Source: americanlivewire.com
Author: staff
Smoking marijuana does not appear to increase the risk of lung cancer or head-and-neck malignancies, even among heavy users, researchers reported here.
“We expected that we would find that a history of heavy marijuana use, more than 500 to 1,000 uses, would increase the risk of cancer from several years to decades after exposure to marijuana, said Donald Tashkin, M.D., of the University of California in Los Angeles.
But in fact, they reported at the American Thoracic Society meeting here, marijuana use was associated with cancer risk ratios below 1.0, indicating that a history of pot smoking had no effect on the risk for respiratory cancers. Studies have shown that marijuana contains many compounds that when burned, produce about 50% higher concentrations of some carcinogenic chemicals than tobacco cigarettes.

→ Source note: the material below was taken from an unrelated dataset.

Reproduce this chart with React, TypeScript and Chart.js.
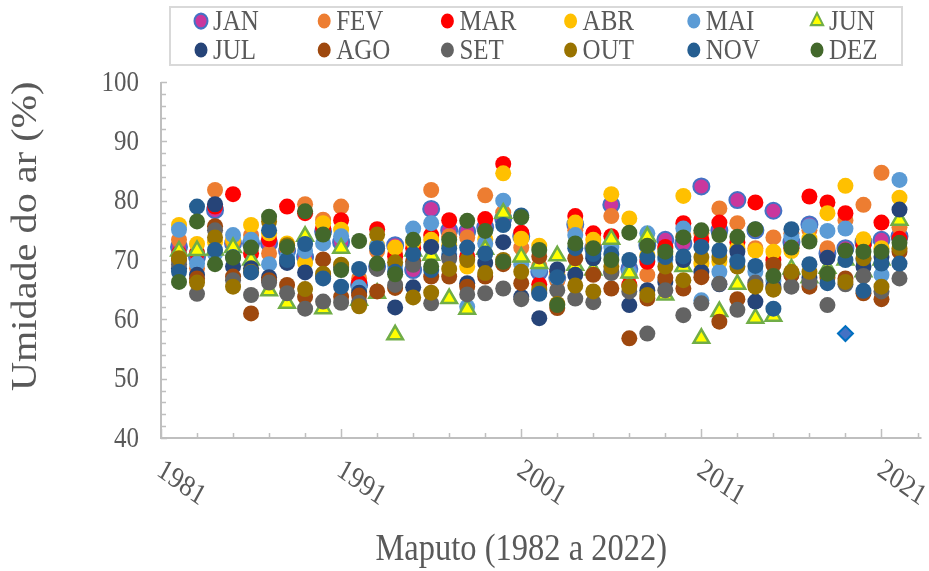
import React, { useEffect, useRef } from "react";
import { Chart, registerables } from "chart.js";
import { drawPoint } from "chart.js/helpers";

Chart.register(...registerables);

// ---------- DATA ----------
const YEARS = [
  1982, 1983, 1984, 1985, 1986, 1987, 1988, 1989, 1990, 1991,
  1992, 1993, 1994, 1995, 1996, 1997, 1998, 1999, 2000, 2001,
  2002, 2003, 2004, 2005, 2006, 2007, 2008, 2009, 2010, 2011,
  2012, 2013, 2014, 2015, 2016, 2017, 2018, 2019, 2020, 2021, 2022,
];

const MONTHS = ["JAN", "FEV", "MAR", "ABR", "MAI", "JUN", "JUL", "AGO", "SET", "OUT", "NOV", "DEZ"];

const JAN = [72.2, 70.5, 78.4, 72.8, 72.8, 72.8, 71.5, 70.5, 74.8, 73.0, 65.8, 68.9, 72.5, 68.3, 78.6, 75.0, 74.8, 75.5, 77.0, 74.0, 68.0, 67.0, 76.0, 72.0, 79.3, 68.5, 72.5, 73.4, 72.8, 82.4, 75.0, 80.1, 75.0, 78.3, 73.0, 76.0, 71.1, 72.0, 73.0, 73.4, 74.0];
const FEV = [73.4, 68.6, 81.8, 73.0, 74.2, 71.1, 72.0, 79.4, 76.8, 79.0, 66.9, 71.5, 71.0, 73.0, 81.8, 74.0, 73.8, 80.9, 78.0, 72.1, 69.0, 66.5, 75.0, 72.5, 77.4, 67.5, 67.5, 72.0, 74.0, 74.5, 78.7, 76.2, 72.0, 73.8, 74.5, 75.0, 72.0, 76.7, 79.3, 84.7, 75.5];
const MAR = [71.1, 71.2, 79.0, 81.1, 71.1, 73.5, 79.0, 77.9, 75.3, 76.7, 66.2, 75.2, 70.6, 72.0, 74.2, 76.7, 70.6, 76.9, 86.2, 74.6, 65.9, 68.0, 77.4, 74.5, 74.0, 65.8, 69.7, 72.2, 76.2, 73.4, 76.3, 73.0, 79.7, 70.0, 72.0, 80.7, 79.7, 77.9, 72.5, 76.3, 73.6];
const ABR = [75.9, 72.7, 73.0, 73.4, 75.9, 74.5, 72.8, 69.5, 76.2, 75.1, 65.0, 72.5, 72.1, 73.0, 73.4, 72.5, 68.9, 73.5, 84.6, 73.6, 72.4, 67.5, 76.3, 73.4, 81.1, 77.0, 70.8, 71.0, 80.8, 69.4, 69.7, 72.0, 71.6, 71.4, 71.5, 73.6, 77.9, 82.5, 73.5, 72.0, 80.5];
const MAI = [75.1, 69.4, 71.1, 74.2, 73.4, 69.3, 70.5, 71.5, 72.8, 74.0, 65.4, 72.3, 69.0, 75.3, 76.2, 71.0, 62.1, 72.8, 80.0, 69.3, 68.3, 67.0, 74.2, 70.5, 72.2, 68.0, 74.5, 70.0, 75.3, 63.2, 68.0, 70.0, 68.0, 66.5, 73.9, 75.7, 74.9, 75.3, 70.0, 67.5, 83.5];
const JUN = [71.5, 71.6, 71.7, 72.1, 70.0, 64.8, 62.7, 74.0, 61.8, 72.0, 63.2, 64.4, 57.4, 71.5, 70.8, 63.5, 61.7, 71.8, 77.9, 70.5, 69.4, 70.7, 69.1, 68.3, 73.5, 67.8, 73.9, 64.1, 68.9, 56.8, 61.3, 65.9, 60.2, 60.5, 68.5, 67.0, 68.6, 70.0, 68.0, 70.0, 76.7];
const JUL = [68.6, 67.5, 79.4, 68.9, 68.6, 67.1, 69.5, 67.9, 67.2, 68.8, 64.5, 69.0, 62.0, 65.4, 72.2, 70.5, 66.1, 69.5, 73.0, 63.8, 60.2, 68.4, 67.5, 70.3, 68.0, 62.4, 64.9, 66.3, 70.0, 68.0, 65.9, 71.4, 63.0, 65.5, 67.5, 67.0, 70.4, null, 68.9, 70.5, 78.5];
const AGO = [70.0, 66.9, 75.7, 67.2, 61.0, 66.6, 65.8, 63.8, 70.1, 63.8, 64.0, 64.7, 65.3, 69.8, 67.2, 67.2, 65.5, 67.2, 69.3, 66.1, 70.6, 61.9, 70.3, 67.5, 65.2, 56.8, 63.5, 67.0, 65.2, 67.1, 59.6, 63.4, 65.8, 69.2, 67.5, 65.5, 67.0, 66.9, 64.4, 63.4, 71.4];
const SET = [69.3, 64.3, 75.0, 66.6, 64.1, 66.2, 64.4, 61.8, 63.0, 62.8, 62.8, 68.5, 65.8, 69.2, 62.7, 70.2, 64.2, 64.4, 65.2, 63.4, 64.5, 64.9, 63.5, 62.9, 67.8, 64.7, 57.6, 64.9, 60.7, 62.7, 66.0, 61.6, 66.2, 65.2, 65.5, 66.3, 62.4, 65.9, 67.3, 64.7, 66.9];
const OUT = [70.3, 66.2, 73.8, 65.5, 68.0, 76.5, 72.5, 65.1, 67.7, 69.2, 62.2, 74.3, 69.6, 63.7, 64.5, 68.5, 70.0, 67.8, 70.0, 68.0, 65.0, 62.6, 65.7, 64.7, 68.9, 65.5, 64.1, 68.9, 66.6, 70.5, 70.5, 68.9, 65.5, 65.0, 68.0, 68.0, 67.5, 66.3, 70.3, 65.5, 72.0];
const NOV = [68.0, 79.0, 71.7, 70.5, 67.9, 75.0, 70.0, 72.7, 66.9, 65.5, 68.5, 72.0, 68.0, 71.0, 68.3, 72.0, 72.1, 71.1, 75.9, 77.5, 64.3, 67.1, 72.0, 71.0, 71.0, 70.0, 70.5, 70.5, 70.6, 72.2, 71.6, 69.7, 69.0, 61.8, 75.2, 69.3, 66.1, 70.0, 64.8, 69.4, 69.4];
const DEZ = [66.3, 76.5, 69.3, 70.4, 72.1, 77.3, 72.2, 78.2, 74.3, 68.3, 73.2, 69.4, 67.6, 73.4, 68.9, 73.4, 76.6, 74.9, 69.7, 77.2, 71.7, 62.4, 72.8, 72.0, 70.0, 74.6, 72.4, 71.4, 73.8, 75.0, 74.2, 73.9, 75.2, 67.3, 72.1, 73.1, 67.7, 71.6, 71.4, 71.4, 72.9];

// lone diamond-shaped point
const EXTRA_YEAR = [2019];
const EXTRA_VALUE = [57.6];

const SERIES = [JAN, FEV, MAR, ABR, MAI, JUN, JUL, AGO, SET, OUT, NOV, DEZ];

const X_MIN = 1981;
const X_MAX = 2023;
const X_LABELS = [1981, 1991, 2001, 2011, 2021];
const Y_MIN = 40;
const Y_MAX = 100;
const Y_LABELS = [40, 50, 60, 70, 80, 90, 100];

const X_TITLE = "Maputo (1982 a 2022)";
const Y_TITLE = "Umidade do ar (%)";

// ---------- STYLE ----------
const FILL = ["#C9379D", "#ED7D31", "#FF0000", "#FFC000", "#5B9BD5", "#FFFF00", "#264478", "#9E480E", "#636363", "#997300", "#255E91", "#43682B"];
const FONT = "'Liberation Serif', 'Times New Roman', serif";
const TEXT = "#595959";
const AXIS = "#BFBFBF";
const SY = 1.15; // vertical stretch of the text in the reference

function styleFor(i: number) {
  if (i === 0) return { pointStyle: "circle", radius: 8, borderColor: "#4472C4", borderWidth: 2 };
  if (i === 5) return { pointStyle: "triangle", radius: 9, borderColor: "#70AD47", borderWidth: 2.5 };
  return { pointStyle: "circle", radius: 8, borderColor: FILL[i], borderWidth: 0 };
}

function stretchedText(ctx: CanvasRenderingContext2D, text: string, x: number, y: number, angle = 0) {
  ctx.save();
  ctx.translate(x, y);
  ctx.scale(1, SY);
  if (angle) ctx.rotate(angle);
  ctx.fillText(text, 0, 0);
  ctx.restore();
}

const decorPlugin = {
  id: "decor",
  beforeDatasetsDraw(chart: any) {
    const { ctx, chartArea: a, scales } = chart;
    const x = scales.x;
    const y = scales.y;
    ctx.save();
    ctx.strokeStyle = AXIS;
    ctx.lineWidth = 2;
    ctx.beginPath();
    ctx.moveTo(a.left, a.top);
    ctx.lineTo(a.left, a.bottom);
    ctx.lineTo(a.right + 4, a.bottom);
    ctx.stroke();

    ctx.lineWidth = 1.5;
    for (let v = Y_MIN; v <= Y_MAX; v += 2) {
      const py = Math.round(y.getPixelForValue(v)) + 0.5;
      const len = v % 10 === 0 ? 6 : 5;
      ctx.beginPath();
      ctx.moveTo(a.left, py);
      ctx.lineTo(a.left + len, py);
      ctx.stroke();
    }
    for (let v = X_MIN; v <= X_MAX; v += 2) {
      const px = Math.round(x.getPixelForValue(v)) + 0.5;
      const len = (v - X_MIN) % 10 === 0 ? 9 : 5;
      ctx.beginPath();
      ctx.moveTo(px, a.bottom);
      ctx.lineTo(px, a.bottom - len);
      ctx.stroke();
    }

    ctx.fillStyle = TEXT;
    ctx.font = `25px ${FONT}`;
    ctx.textAlign = "right";
    ctx.textBaseline = "middle";
    Y_LABELS.forEach((v) => {
      stretchedText(ctx, String(v), a.left - 22, y.getPixelForValue(v) + 1);
    });
    ctx.font = `26px ${FONT}`;
    ctx.textAlign = "left";
    ctx.textBaseline = "top";
    X_LABELS.forEach((v) => {
      const px = x.getPixelForValue(v);
      stretchedText(ctx, String(v), px + 5, a.bottom + 17, (32 * Math.PI) / 180);
    });
    ctx.font = `32.5px ${FONT}`;
    ctx.textAlign = "center";
    ctx.textBaseline = "middle";
    stretchedText(ctx, X_TITLE, x.getPixelForValue(2001), a.bottom + 112);
    ctx.font = `35px ${FONT}`;
    stretchedText(ctx, Y_TITLE, a.left - 134, y.getPixelForValue(74), -Math.PI / 2);
    ctx.restore();
  },
  afterDraw(chart: any) {
    const { ctx } = chart;
    ctx.save();
    ctx.strokeStyle = "#D9D9D9";
    ctx.lineWidth = 2;
    ctx.strokeRect(170, 7, 732, 58);
    ctx.font = `25px ${FONT}`;
    ctx.textAlign = "left";
    ctx.textBaseline = "middle";
    MONTHS.forEach((m, i) => {
      const ds = chart.data.datasets[i];
      const col = i % 6;
      const row = Math.floor(i / 6);
      const mx = 201 + col * 123.2;
      const my = row === 0 ? 21 : 50;
      ctx.save();
      ctx.translate(mx, my);
      ctx.scale(1, SY);
      ctx.fillStyle = ds.backgroundColor;
      ctx.strokeStyle = ds.borderColor;
      drawPoint(ctx, { pointStyle: ds.pointStyle, radius: i === 5 ? 7 : 6.5, borderWidth: ds.borderWidth, rotation: 0 }, 0, 0);
      ctx.restore();
      ctx.fillStyle = TEXT;
      stretchedText(ctx, m, mx + 12, my + 1);
    });
    ctx.restore();
  },
};

export default function App() {
  const ref = useRef<HTMLCanvasElement | null>(null);

  useEffect(() => {
    document.body.style.margin = "0";
    const canvas = ref.current;
    if (!canvas) return;

    const datasets: any[] = SERIES.map((vals, i) => {
      const s = styleFor(i);
      return {
        label: MONTHS[i],
        data: YEARS.map((yr, k) => ({ x: yr, y: vals[k] })),
        backgroundColor: FILL[i],
        borderColor: s.borderColor,
        borderWidth: s.borderWidth,
        pointStyle: s.pointStyle,
        pointRadius: s.radius,
        pointHoverRadius: s.radius,
        order: SERIES.length - i + 1,
      };
    });
    datasets.push({
      label: "extra",
      data: EXTRA_YEAR.map((yr, k) => ({ x: yr, y: EXTRA_VALUE[k] })),
      backgroundColor: "#4472C4",
      borderColor: "#0070C0",
      borderWidth: 2,
      pointStyle: "rectRot",
      pointRadius: 7.5,
      order: 0,
    });

    const chart = new Chart(canvas, {
      type: "scatter",
      data: { datasets },
      options: {
        animation: false,
        responsive: false,
        devicePixelRatio: 1,
        layout: { padding: { left: 161, right: 8, top: 82, bottom: 133 } },
        plugins: { legend: { display: false }, tooltip: { enabled: false } },
        scales: {
          x: { type: "linear", min: X_MIN, max: X_MAX, display: false },
          y: { type: "linear", min: Y_MIN, max: Y_MAX, display: false },
        },
      },
      plugins: [decorPlugin],
    });
    return () => chart.destroy();
  }, []);

  return (
    <div style={{ width: 929, height: 571, background: "#fff" }}>
      <canvas ref={ref} width={929} height={571} />
    </div>
  );
}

In addition, heavy, habitual marijuana use can produce accelerated malignant change in lung explants, and evidence on bronchial biopsies of pre-malignant histopathologic and molecular changes, Dr. Tashkin said.
The investigators had also previously shown that smoking one marijuana cigarette leads to the deposition in the lungs of four times as much tar as smoking a tobacco cigarette containing the same amount of plant material. Marijuana cigarettes are not filtered and are more loosely packed than tobacco, so there’s less filtration of the tar. In addition, pot smokers hold the smoke in their lungs about four times longer than tobacco smokers do, Dr. Tashkin pointed out.

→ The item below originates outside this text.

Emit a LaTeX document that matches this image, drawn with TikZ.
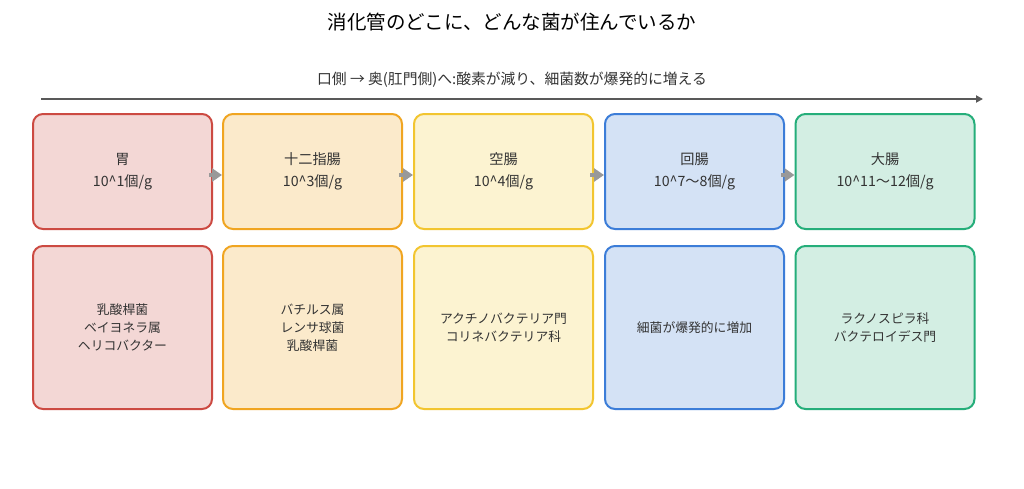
\documentclass[tikz,border=0pt]{standalone}
\usepackage{fontspec}
\setmainfont{Noto Sans CJK JP}
\usetikzlibrary{arrows.meta}
\definecolor{txt}{HTML}{333333}
\definecolor{redB}{HTML}{CC4A42}\definecolor{redF}{HTML}{F3D7D5}
\definecolor{orgB}{HTML}{F0A521}\definecolor{orgF}{HTML}{FBEACB}
\definecolor{yelB}{HTML}{F2C530}\definecolor{yelF}{HTML}{FCF3D1}
\definecolor{bluB}{HTML}{3C7DD8}\definecolor{bluF}{HTML}{D4E2F5}
\definecolor{grnB}{HTML}{25AE7A}\definecolor{grnF}{HTML}{D3EEE3}
\definecolor{arr}{HTML}{999999}
\tikzset{
  box/.style={draw=#1B, fill=#1F, line width=2pt, rounded corners=10pt,
    minimum width=179pt, align=center, text=txt, inner sep=0pt},
  topbox/.style={box=#1, minimum height=115pt, font=\fontsize{14.2}{22}\selectfont},
  botbox/.style={box=#1, minimum height=163pt, font=\fontsize{12.8}{18}\selectfont},
  flow/.style={draw=arr, line width=4pt, -{Triangle[length=10pt,width=13pt]}},
}
\begin{document}
\begin{tikzpicture}[x=1pt,y=-1pt]
\useasboundingbox[fill=white] (0,0) rectangle (1024,488);
\node[text=black, font=\fontsize{19.5}{22}\selectfont] (title) at (512,22.5) {消化管のどこに、どんな菌が住んでいるか};
\node[text=txt, font=\fontsize{14.8}{16}\selectfont] (sub) at (512,79.5) {口側 → 奥(肛門側)へ:酸素が減り、細菌数が爆発的に増える};
\coordinate (tl) at (41,99);
\coordinate (tr) at (983,99);
\draw[draw=black!65, line width=2pt, -{Triangle[length=7pt,width=7pt]}] (tl) -- (tr);

\node[topbox=red] (t1) at (122.5,171.5) {胃\\10\textasciicircum 1個/g};
\node[topbox=org] (t2) at (312.5,171.5) {十二指腸\\10\textasciicircum 3個/g};
\node[topbox=yel] (t3) at (503.5,171.5) {空腸\\10\textasciicircum 4個/g};
\node[topbox=blu] (t4) at (694.5,171.5) {回腸\\10\textasciicircum 7〜8個/g};
\node[topbox=grn] (t5) at (885,171.5) {大腸\\10\textasciicircum 11〜12個/g};

\node[botbox=red] (b1) at (122.5,327.5) {乳酸桿菌\\ベイヨネラ属\\ヘリコバクター};
\node[botbox=org] (b2) at (312.5,327.5) {バチルス属\\レンサ球菌\\乳酸桿菌};
\node[botbox=yel] (b3) at (503.5,327.5) {アクチノバクテリア門\\コリネバクテリア科};
\node[botbox=blu] (b4) at (694.5,327.5) {細菌が爆発的に増加};
\node[botbox=grn] (b5) at (885,327.5) {ラクノスピラ科\\バクテロイデス門};

\foreach \a/\b in {t1/t2,t2/t3,t3/t4,t4/t5}
  \draw[flow] ([xshift=-4pt,yshift=-3.5pt]\a.east) -- ([yshift=-3.5pt]\b.west);
\end{tikzpicture}
\end{document}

For the population-based case-control study, they identified cancer cases among people from the ages of 18 to 59, using the Los Angeles County Cancer Surveillance Program registry.
They identified 611 people with lung cancer, 601 with cancers of the head and neck, and 1,040 controls matched by age, gender and neighborhood (as a surrogate for socioeconomic status).
They conducted extensive personal interviews to determine lifetime marijuana use, measured in joint-years, with one joint-year equivalent to 365 marijuana cigarettes. The interviewers also asked participants about tobacco use, alcohol consumption, use of other drugs, socioeconomic status, diet, occupation, and family history of cancer.
The investigators also used logistic regression to estimate the effect of marijuana use on lung cancer risk, adjusting for age, gender, race/ethnicity, education, and cumulative tobacco smoking and alcohol use.
They found that the heaviest users in the study had smoked more than 60 joint years worth of marijuana, or more than 22,000 joints in their lifetime. Moderately heavy users smoked between 11,000 and 22,000 joints.
Despite the heavy use, “in no category was there any increased risk, nor was there any suggestion that smoking more led to a higher odds ratio,” he continued. “There was no dose-responsiveness,not even a suggestion of a dose response”and in all types of cancer except one, oral cancer, the odds ratios were less than one.”
In contrast, tobacco smoking was associated with increased risk for all cancers, and there was a “powerful” dose-response relationship. People who smoked more than two packs of cigarettes per day had a 21-fold risk for cancer, as opposed to a less than one-fold risk for marijuana, Dr. Tashkin said.
“When we restricted the analysis to those who didn’t smoke any tobacco we found the same results, and when we looked for interaction between tobacco and smoking ”would marijuana increase the risk, potentiate the carcinogenic effect of tobacco”we didn’t find that, nor did we find a protective effect against the effect of tobacco, which is very important, because the majority of marijuana smokers also smoke tobacco,” he commented.
It’s possible that tetrahydrocannabinol (THC) in marijuana smoke may encourage apoptosis, or programmed cell death, causing cells to die off before they have a chance to undergo malignant transformation, he said.
Note: Reviewed by Robert Jasmer, MD; Associate Clinical Professor of Medicine, University of California, San Francisco.